1. Invest in a good moisturizer. The parched Nevada desert will do a number on your skin so prepare accordingly. My personal favorites include Philosophy's Hope in a Jar, Keihls' Ultra Facial Moisturizer with SPF 15, and for the more budget-minded, Neutrogena Day Cream. Slather your face in it first thing in the morning and again at night, before you pass out. You'll look a helluva lot better when you get up even if you feel like shit.
2. Drive 85 MPH on I-15, NOT 95 MPH. Between these two speeds is a vaguely-defined threshold where "driving as fast as every other douchebag on the freeway" becomes "speeding." Avoid this by keeping the spedometer around 85, slowing to 80 near major overpasses. For a fun prop bet, pick out an idiot who cuts around you to pass and wager with your driving companion whether or not you'll see him pulled over on the side of the road within the next 50, 75, 100 miles.
3. Try not to stop on the drive from LA to Vegas. It only puts more time between you and your first free drink. But if you must stop, stop at the Harvey House in Barstow. Air conditioning, great patty melts and plenty of people-watching.

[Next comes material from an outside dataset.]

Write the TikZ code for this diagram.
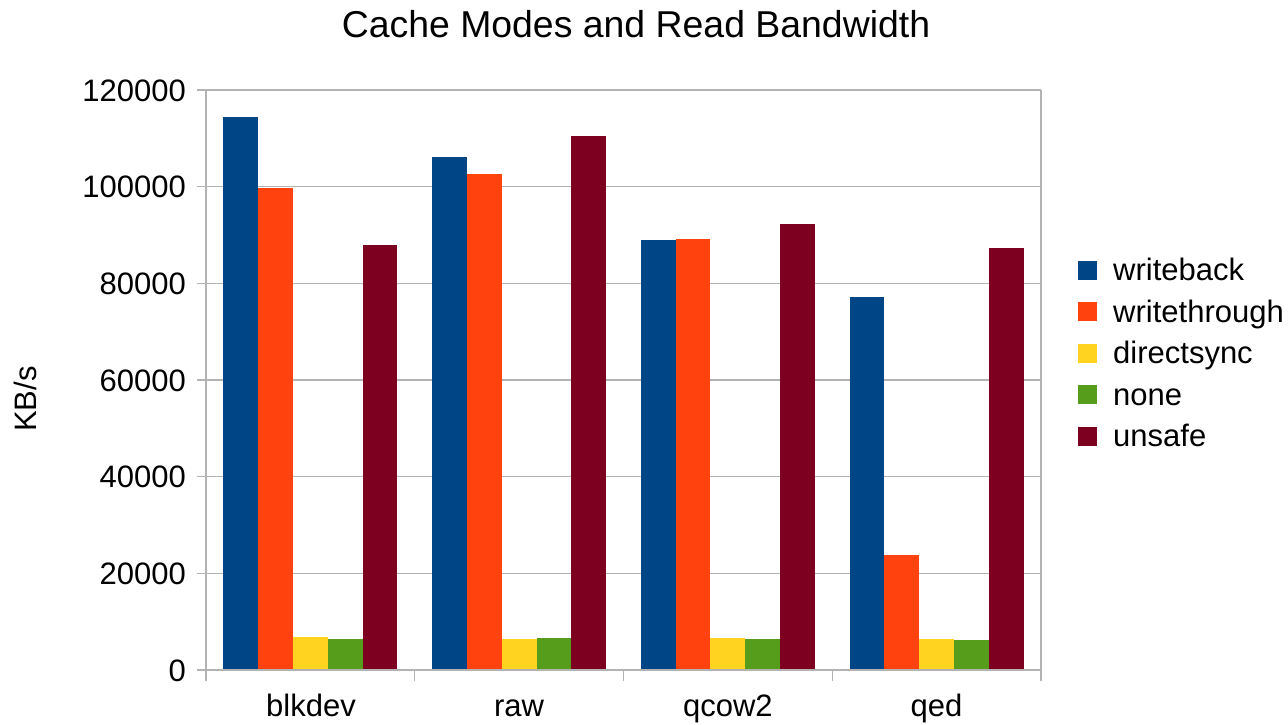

4. If you're walking the center Strip and feel the need for a toke, your best bet in terms of location is in the parking structure behind the Harley-Davidson restaurant. The stairwells are well-concealed and the view from the roof is pretty decent.
5. If you need to hide a bong in your hotel room, conceal it within your own luggage! Empty the water, remove the slider, and wrap it tightly in a towel or a plastic garbage bag. Place the wrapped bong inside your empty suitcase and zip shut. Do NOT put a naked bong (a) under the bed, (b) inside the night stand or (c) behind the curtains. Housekeeping WILL find it.